Geertz’s classic piece on Balinese cock fighting describes the specific relation relation between men and their fitghing cocks as if the cocks were “ambulant penises”. Isn’t there a direct equivalent with cars? Eddie Murphy in The Nutty Professor buys a Dodge Viper with number plates “PNSCAR.” However, there is a less explicit but no less pronouced relation between owners and their vehicles. Deborah Lupton has written about the car and driver as forming a cyborg, where the body image of the driver (the concept of body image from Freud and developed by Feminists) is mapped over the dimensions of the vehicle. This allows drivers to park and ‘know’ where the car is even though they can’t see it.
However, at the same time the car is a monstrous creation. Lupton’s piece is called “Monsters in Metal Cocoons”, but it is on road rage, and about when drivers ostensibly go bad and “become someone else behind the wheel”. The interesting thing is that they go bad, Lupton argues, by assuming some of the characteristics of (without using these terms) the system of automobility. The system of automobility is a monstrous beast, a contemporary Leviathan common to every urban centre.
Motorsport has a number of dimensions. Robert Post in his history of drag racing talks about the ambiguity around the notion of ‘performance’. Dragsters perform in certain tests of technical effectiveness while at the same time performing in a theatrical sense. Jon McKenzie in his book Perform or Else, explores this theatrical performance as what some gender scholars have called performativity. There is a performative dimension to motorsport that overlaps with the function of what Geertz called ‘deep play’.
To understand deep play means understanding what Geertz calls the “crosswise doubleness of an event.” In cockfighting it is the rigid rule and rule-based structure of the fighting combined with the ‘pure hate’ of the cocks as they fight. Within motorsport the rules often come under scrutiny by TV commentators but it is very rare indeed for drivers or team owners to openly criticise the ‘stewards’ (as they are so termed). The ‘hate’ of the cock is a convenient representation of the sum total of the cock’s affects. Hate is (literally, in this case) an anthropomorphised affect recognised as ingressed into the event of the fighting cock’s total complement of affects. There is also speed, visciousness, sharpness of its spur and so on. If wounded in the first round the cock comes in for a “pit stop” and attention from its trainer. The ‘crosswise doubleness’ emerges in the asymmetrical homological relation between the ‘deep play’ event and the social event of which it is part.

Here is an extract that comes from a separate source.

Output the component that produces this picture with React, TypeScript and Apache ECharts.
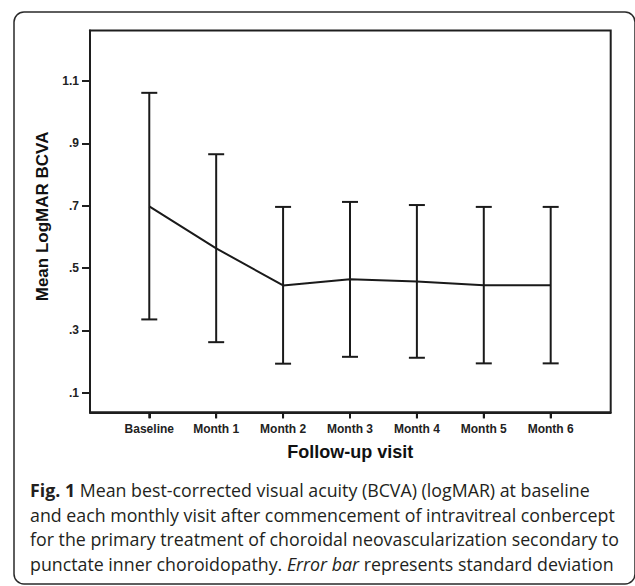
import React, { useEffect, useRef } from "react";
import * as echarts from "echarts";

const categories = ["Baseline", "Month 1", "Month 2", "Month 3", "Month 4", "Month 5", "Month 6"];
const means = [0.698, 0.563, 0.444, 0.464, 0.457, 0.445, 0.445];
const upper = [1.062, 0.865, 0.696, 0.712, 0.702, 0.696, 0.696];
const lower = [0.335, 0.262, 0.193, 0.215, 0.212, 0.194, 0.194];
const yTicks = [0.1, 0.3, 0.5, 0.7, 0.9, 1.1];
const Y_MIN = 0.037;
const Y_MAX = 1.262;

const captionLines = [
  "{b|Fig. 1} Mean best-corrected visual acuity (BCVA) (logMAR) at baseline",
  "and each monthly visit after commencement of intravitreal conbercept",
  "for the primary treatment of choroidal neovascularization secondary to",
  "punctate inner choroidopathy. {i|Error bar} represents standard deviation",
];

const AX_FONT = "'Liberation Sans', Arial, sans-serif";
const CAP_FONT = "'Open Sans', sans-serif";

export default function App() {
  const ref = useRef<HTMLDivElement>(null);
  useEffect(() => {
    if (!ref.current) return;
    const chart = echarts.init(ref.current, undefined, { renderer: "svg" });
    const capSize = 17.8;
    const option: any = {
      animation: false,
      backgroundColor: "#fff",
      grid: {
        left: 90,
        top: 30.5,
        right: 24.3,
        bottom: 173.7,
        show: true,
        borderColor: "#1e1e1e",
        borderWidth: 2,
        backgroundColor: "transparent",
        containLabel: false,
      },
      xAxis: {
        type: "value",
        min: -0.886,
        max: 6.897,
        splitLine: { show: false },
        axisLine: { show: true, onZero: false, lineStyle: { color: "#1e1e1e", width: 2 } },
        axisTick: {
          show: true,
          inside: false,
          length: 6,
          customValues: categories.map((_, i) => i),
          lineStyle: { color: "#1e1e1e", width: 2 },
        },
        axisLabel: {
          customValues: categories.map((_, i) => i),
          formatter: (v: number) => categories[Math.round(v)] ?? "",
          fontFamily: AX_FONT,
          fontWeight: "bold",
          fontSize: 12,
          color: "#222",
          margin: 11,
        },
        name: "Follow-up visit",
        nameLocation: "middle",
        nameGap: 31,
        nameTextStyle: {
          fontFamily: AX_FONT,
          fontWeight: "bold",
          fontSize: 18,
          color: "#111",
        },
      },
      yAxis: {
        type: "value",
        min: Y_MIN,
        max: Y_MAX,
        splitLine: { show: false },
        axisLine: { show: true, onZero: false, lineStyle: { color: "#1e1e1e", width: 2 } },
        axisTick: {
          show: true,
          inside: false,
          length: 8,
          customValues: yTicks,
          lineStyle: { color: "#1e1e1e", width: 2 },
        },
        axisLabel: {
          customValues: yTicks,
          formatter: (v: number) => {
            const s = (Math.round(v * 10) / 10).toFixed(1);
            return s.startsWith("0") ? s.slice(1) : s;
          },
          fontFamily: AX_FONT,
          fontWeight: "bold",
          fontSize: 12,
          color: "#222",
          margin: 11,
        },
        name: "Mean LogMAR BCVA",
        nameLocation: "middle",
        nameRotate: 90,
        nameGap: 28,
        nameTextStyle: {
          fontFamily: AX_FONT,
          fontWeight: "bold",
          fontSize: 17,
          color: "#111",
          padding: [0, 0, 0, 10],
        },
      },
      series: [
        {
          type: "custom",
          name: "SD",
          clip: false,
          data: categories.map((_, i) => [i, lower[i], upper[i]]),
          renderItem: (params: any, api: any) => {
            const x = api.value(0);
            const lo = api.coord([x, api.value(1)]);
            const hi = api.coord([x, api.value(2)]);
            const base = api.coord([x, Y_MIN]);
            const hw = 8;
            const st = { stroke: "#1a1a1a", lineWidth: 2, fill: "none" };
            return {
              type: "group",
              children: [
                { type: "line", shape: { x1: hi[0], y1: hi[1], x2: lo[0], y2: lo[1] }, style: st },
                { type: "line", shape: { x1: hi[0] - hw, y1: hi[1], x2: hi[0] + hw, y2: hi[1] }, style: st },
                { type: "line", shape: { x1: lo[0] - hw, y1: lo[1], x2: lo[0] + hw, y2: lo[1] }, style: st },
                { type: "line", shape: { x1: base[0], y1: base[1], x2: base[0], y2: base[1] + 6 }, style: st },
              ],
            };
          },
          z: 3,
        },
        {
          type: "line",
          name: "Mean",
          data: categories.map((_, i) => [i, means[i]]),
          symbol: "none",
          lineStyle: { color: "#1a1a1a", width: 2 },
          z: 4,
        },
      ],
      graphic: [
        {
          type: "rect",
          shape: { x: 14, y: 12, width: 621, height: 572, r: 10 },
          style: { fill: "none", stroke: "#2a2a2a", lineWidth: 1.5 },
          silent: true,
          z: 10,
        },
        ...captionLines.map((t, i) => ({
          type: "text",
          x: 30,
          y: 490 + i * 24.5,
          style: {
            text: t,
            fontFamily: CAP_FONT,
            fontSize: capSize,
            fill: "#231f20",
            verticalAlign: "middle",
            align: "left",
            rich: {
              b: { fontFamily: CAP_FONT, fontSize: capSize, fontWeight: "bold", fill: "#231f20" },
              i: { fontFamily: CAP_FONT, fontSize: capSize, fontStyle: "italic", fill: "#231f20" },
            },
          },
          z: 10,
        })),
      ],
    };
    chart.setOption(option);
    return () => chart.dispose();
  }, []);
  return (
    <div
      ref={ref}
      style={{ position: "absolute", left: 0, top: 0, width: 635, height: 586 }}
    />
  );
}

The evental ‘floor’ or form of the fight is constructed as an articulation of broader social interactions:
[The fights] take their form from the situation that evokes them, the floor on which they are placed, as Goffman puts it; but it is a form, and an articulate one, nonetheless. For the situation, the floor is itself created, in jury deliberations, surgical operations, block meetings, sitins, cockfights, by the cultural preoccupations-here, as we shall see, the celebration of status rivalry-which not only specify the focus but, assembling actors and arranging scenery, bring it actually into being.
Motorsport is a kind of spectacle that pitches man against machine. The monstrous fury of the machine is unleashed and has to be tamed through the skill of hyper-masculine drivers. Motorsport reproduces a heroic confrontational relationship to technology. The driver risks everything (his life) for the sake of something else, such as status or memory. Brock is a perfect example, not in his death, but in his 1979 Bathurst race where he set a lap record on the last lap and while leading by six laps. Race car drivers must perform as monuments to their future memory.
But it is not just the driver and his race car that is involved in this pitched battle. As a performative confrontation between humanity and the system of automobility, the risks of motorsport are a spectacular manifestation of the risks experienced everyday by all automobilised subjects (i.e. most Western subjects, and a great number of others around the world). The confrontational relationship to technology is played out in the everyday streets and in the specialised racetracks and other places. The bet here is not always monetary, as in the case of Geertz’s cock fights, but as the Vatican editorial puts it “a trail of blood”. In a perverse inversion of along the axis of civilisation of the technologically advanced western countries versus the peasant Balinese village, in motorsport the cost is in human lives, while the Balinese have their ambulant avatars. In other words, the Vatican editorial is pointing out the obvious and reinforces the social dimensions of the Dakar rally as a motorsport and social event. Yes, it cost human lives, that is exactly what is at stake. The colonial dimension of this in the case of the Dakar simply dovetails into the deep play function of the event relative to societies of automobility. There is no contradiction.
The challenge is therefore much larger than a simple motorsport event, and involves the confrontational relationship to technology that underpins contemporary automobility. This confrontational realtionship is organised around relations of risk and masculine performativity expressed through “P-plater moral panics” and obscene urban-driven 4WD SUVs as much as it is through organised motorsport. The question for Suz and others critical of the Dakar is, why become so concerned about locals and spectators being killed in this motorsport event, when it happens on a daily basis, and even more frequently, in every western city in the world? Because the expressive function of motorsport to array the elements of automobility is intuited and assumed. The Dakar is not just a race. Motorsport acts as a metasocial commentary on the relationship between man, machine and environment, and the distributive relationship between them in the system of automobility. The Dakar is a performative act, an event, or to use the language of Geertz, a “sentimental education” in automobility:
What the [Dakar] says it says in a vocabulary of sentiment-the thrill of risk, the despair of loss, the pleasure of triumph. Yet what it says is not merely that risk is exciting, loss depressing, or triumph gratifying, banal tautologies of affect, but that it is of these emotions, thus exampled, that society is built and individuals put together. Attending [the Dakar] and participating in [it, as spectators] is, for the [automobolised world], a kind of sentimental education.
In the confrontational relationship to technology that so pervades the current system of automobility, death is a banal constituent element.